■ Your objective: Write out exactly the lines from the line with "Convert this diagram to TikZ code." through the line with "(0,0) rectangle (1555,471);", including both, and nothing more.
·····
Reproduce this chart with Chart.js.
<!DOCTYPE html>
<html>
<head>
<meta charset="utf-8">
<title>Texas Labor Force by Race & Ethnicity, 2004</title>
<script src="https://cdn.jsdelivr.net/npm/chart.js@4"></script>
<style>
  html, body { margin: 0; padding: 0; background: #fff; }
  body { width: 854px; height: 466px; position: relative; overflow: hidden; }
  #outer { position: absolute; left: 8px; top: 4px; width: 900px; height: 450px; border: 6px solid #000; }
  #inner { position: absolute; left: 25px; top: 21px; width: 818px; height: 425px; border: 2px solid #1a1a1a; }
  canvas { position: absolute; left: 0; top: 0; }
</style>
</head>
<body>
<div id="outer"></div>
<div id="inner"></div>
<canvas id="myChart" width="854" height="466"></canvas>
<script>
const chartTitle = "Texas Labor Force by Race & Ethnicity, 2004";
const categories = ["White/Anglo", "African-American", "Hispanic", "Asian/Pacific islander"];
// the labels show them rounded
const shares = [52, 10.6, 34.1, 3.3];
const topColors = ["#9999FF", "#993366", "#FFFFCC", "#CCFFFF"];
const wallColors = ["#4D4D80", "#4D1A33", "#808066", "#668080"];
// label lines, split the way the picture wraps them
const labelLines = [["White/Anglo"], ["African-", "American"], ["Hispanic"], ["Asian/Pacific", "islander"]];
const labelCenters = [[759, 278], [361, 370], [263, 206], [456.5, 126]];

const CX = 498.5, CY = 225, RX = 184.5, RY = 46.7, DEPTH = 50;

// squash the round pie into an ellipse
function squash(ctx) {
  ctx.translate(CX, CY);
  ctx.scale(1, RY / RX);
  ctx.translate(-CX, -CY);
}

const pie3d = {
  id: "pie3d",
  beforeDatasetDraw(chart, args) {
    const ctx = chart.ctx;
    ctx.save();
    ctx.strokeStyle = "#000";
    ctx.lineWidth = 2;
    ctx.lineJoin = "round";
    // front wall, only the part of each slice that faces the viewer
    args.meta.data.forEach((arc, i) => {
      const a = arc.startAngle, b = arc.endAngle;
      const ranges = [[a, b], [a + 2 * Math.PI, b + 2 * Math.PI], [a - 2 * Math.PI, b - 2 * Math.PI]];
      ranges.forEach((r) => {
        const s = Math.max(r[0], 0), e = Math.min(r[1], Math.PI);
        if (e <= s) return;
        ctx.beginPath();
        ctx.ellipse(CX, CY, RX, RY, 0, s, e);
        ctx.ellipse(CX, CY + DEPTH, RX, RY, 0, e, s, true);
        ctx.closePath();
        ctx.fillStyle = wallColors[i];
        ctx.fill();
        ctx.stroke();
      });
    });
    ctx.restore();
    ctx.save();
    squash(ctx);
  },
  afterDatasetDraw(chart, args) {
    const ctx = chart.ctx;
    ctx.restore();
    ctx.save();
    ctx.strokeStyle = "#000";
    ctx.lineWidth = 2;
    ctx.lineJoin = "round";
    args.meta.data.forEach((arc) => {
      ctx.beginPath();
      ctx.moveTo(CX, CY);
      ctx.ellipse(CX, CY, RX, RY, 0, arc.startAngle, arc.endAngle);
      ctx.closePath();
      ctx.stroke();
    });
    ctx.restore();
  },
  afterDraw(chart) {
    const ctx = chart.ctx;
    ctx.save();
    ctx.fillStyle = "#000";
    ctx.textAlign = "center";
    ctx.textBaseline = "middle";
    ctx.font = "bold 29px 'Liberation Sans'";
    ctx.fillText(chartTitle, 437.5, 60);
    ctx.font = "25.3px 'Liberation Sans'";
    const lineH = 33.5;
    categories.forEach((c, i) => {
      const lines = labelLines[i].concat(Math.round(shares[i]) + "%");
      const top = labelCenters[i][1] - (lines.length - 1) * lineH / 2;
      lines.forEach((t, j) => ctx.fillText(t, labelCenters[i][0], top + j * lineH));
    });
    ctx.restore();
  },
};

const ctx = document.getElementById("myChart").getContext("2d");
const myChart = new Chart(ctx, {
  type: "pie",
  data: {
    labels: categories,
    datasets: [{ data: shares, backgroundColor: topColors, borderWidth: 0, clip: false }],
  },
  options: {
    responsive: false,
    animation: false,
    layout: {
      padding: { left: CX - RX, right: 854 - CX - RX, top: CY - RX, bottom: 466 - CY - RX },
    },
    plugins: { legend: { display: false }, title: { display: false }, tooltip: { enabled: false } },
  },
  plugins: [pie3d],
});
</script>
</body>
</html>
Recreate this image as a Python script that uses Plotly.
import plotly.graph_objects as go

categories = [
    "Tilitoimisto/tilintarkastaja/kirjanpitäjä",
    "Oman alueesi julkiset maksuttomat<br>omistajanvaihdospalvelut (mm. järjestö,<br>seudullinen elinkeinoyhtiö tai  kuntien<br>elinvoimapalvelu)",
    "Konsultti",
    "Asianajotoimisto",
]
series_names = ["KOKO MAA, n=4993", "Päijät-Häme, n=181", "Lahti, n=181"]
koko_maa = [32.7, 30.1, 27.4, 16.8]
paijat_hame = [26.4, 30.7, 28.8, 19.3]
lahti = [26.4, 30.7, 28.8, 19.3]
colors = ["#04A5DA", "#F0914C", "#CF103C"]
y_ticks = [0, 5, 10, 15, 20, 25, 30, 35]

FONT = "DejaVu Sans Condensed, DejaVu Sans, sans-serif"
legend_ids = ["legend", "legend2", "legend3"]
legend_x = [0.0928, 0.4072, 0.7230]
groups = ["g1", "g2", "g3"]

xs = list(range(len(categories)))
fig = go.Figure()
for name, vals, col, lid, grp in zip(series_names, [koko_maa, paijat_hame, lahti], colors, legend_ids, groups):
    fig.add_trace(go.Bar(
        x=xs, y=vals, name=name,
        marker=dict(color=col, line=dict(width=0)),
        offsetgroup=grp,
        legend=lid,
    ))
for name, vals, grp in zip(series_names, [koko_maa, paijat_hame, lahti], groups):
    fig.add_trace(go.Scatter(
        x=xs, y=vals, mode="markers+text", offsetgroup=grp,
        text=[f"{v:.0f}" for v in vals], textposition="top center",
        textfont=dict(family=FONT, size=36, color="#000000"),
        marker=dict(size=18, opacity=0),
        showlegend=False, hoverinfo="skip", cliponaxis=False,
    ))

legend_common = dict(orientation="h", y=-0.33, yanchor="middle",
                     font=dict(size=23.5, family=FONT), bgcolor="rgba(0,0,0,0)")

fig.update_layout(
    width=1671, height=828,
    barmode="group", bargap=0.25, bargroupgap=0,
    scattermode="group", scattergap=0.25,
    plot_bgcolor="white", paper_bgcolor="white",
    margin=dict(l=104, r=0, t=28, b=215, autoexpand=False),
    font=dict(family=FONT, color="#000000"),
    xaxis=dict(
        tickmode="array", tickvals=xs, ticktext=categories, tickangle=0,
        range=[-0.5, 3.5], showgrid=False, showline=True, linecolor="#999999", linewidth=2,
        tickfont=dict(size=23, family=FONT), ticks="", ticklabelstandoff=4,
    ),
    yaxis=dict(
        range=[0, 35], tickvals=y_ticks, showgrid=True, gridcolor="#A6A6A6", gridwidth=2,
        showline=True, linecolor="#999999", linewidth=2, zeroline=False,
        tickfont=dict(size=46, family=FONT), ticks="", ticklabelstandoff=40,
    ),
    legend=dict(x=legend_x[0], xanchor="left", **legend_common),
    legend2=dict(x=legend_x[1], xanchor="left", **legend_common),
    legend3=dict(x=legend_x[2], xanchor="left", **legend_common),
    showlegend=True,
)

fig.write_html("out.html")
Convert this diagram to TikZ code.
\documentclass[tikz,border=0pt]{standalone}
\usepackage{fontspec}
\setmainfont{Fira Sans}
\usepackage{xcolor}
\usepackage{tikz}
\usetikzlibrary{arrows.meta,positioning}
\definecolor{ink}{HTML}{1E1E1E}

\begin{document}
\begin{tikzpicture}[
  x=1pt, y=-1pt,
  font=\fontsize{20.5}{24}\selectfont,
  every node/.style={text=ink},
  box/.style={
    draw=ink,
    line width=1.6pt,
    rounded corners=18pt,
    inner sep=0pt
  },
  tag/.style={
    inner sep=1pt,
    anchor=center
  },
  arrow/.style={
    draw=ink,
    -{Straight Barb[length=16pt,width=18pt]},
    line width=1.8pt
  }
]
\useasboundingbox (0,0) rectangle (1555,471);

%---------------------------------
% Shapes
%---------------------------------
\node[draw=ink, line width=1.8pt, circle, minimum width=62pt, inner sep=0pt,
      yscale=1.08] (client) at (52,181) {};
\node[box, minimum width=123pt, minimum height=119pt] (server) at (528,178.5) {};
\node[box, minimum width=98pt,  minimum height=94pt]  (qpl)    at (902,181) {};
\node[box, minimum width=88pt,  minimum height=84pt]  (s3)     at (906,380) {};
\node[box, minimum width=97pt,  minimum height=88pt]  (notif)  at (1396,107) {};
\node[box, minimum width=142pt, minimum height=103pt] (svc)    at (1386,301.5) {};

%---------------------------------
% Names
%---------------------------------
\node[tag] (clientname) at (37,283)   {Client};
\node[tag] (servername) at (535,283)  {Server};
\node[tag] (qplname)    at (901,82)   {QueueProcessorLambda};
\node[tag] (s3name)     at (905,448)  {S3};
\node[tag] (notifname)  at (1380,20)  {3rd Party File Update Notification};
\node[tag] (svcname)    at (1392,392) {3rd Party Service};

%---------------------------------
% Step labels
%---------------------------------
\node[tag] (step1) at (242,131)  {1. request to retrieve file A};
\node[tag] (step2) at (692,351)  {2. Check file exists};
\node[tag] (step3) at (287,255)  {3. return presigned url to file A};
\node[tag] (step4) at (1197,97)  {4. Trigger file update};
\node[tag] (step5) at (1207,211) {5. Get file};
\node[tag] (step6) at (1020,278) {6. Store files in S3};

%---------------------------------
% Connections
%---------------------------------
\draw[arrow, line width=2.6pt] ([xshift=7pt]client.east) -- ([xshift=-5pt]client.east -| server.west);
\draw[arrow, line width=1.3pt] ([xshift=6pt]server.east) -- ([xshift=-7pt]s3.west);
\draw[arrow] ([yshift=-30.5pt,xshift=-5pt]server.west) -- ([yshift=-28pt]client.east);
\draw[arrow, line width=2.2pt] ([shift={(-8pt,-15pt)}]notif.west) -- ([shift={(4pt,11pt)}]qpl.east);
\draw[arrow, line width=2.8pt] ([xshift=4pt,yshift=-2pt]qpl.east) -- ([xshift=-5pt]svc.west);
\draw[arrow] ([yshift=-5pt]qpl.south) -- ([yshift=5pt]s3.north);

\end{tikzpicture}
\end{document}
·····
■ Task answer:
Convert this diagram to TikZ code.
\documentclass[tikz,border=0pt]{standalone}
\usepackage{fontspec}
\setmainfont{Fira Sans}
\usepackage{xcolor}
\usepackage{tikz}
\usetikzlibrary{arrows.meta,positioning}
\definecolor{ink}{HTML}{1E1E1E}

\begin{document}
\begin{tikzpicture}[
  x=1pt, y=-1pt,
  font=\fontsize{20.5}{24}\selectfont,
  every node/.style={text=ink},
  box/.style={
    draw=ink,
    line width=1.6pt,
    rounded corners=18pt,
    inner sep=0pt
  },
  tag/.style={
    inner sep=1pt,
    anchor=center
  },
  arrow/.style={
    draw=ink,
    -{Straight Barb[length=16pt,width=18pt]},
    line width=1.8pt
  }
]
\useasboundingbox (0,0) rectangle (1555,471);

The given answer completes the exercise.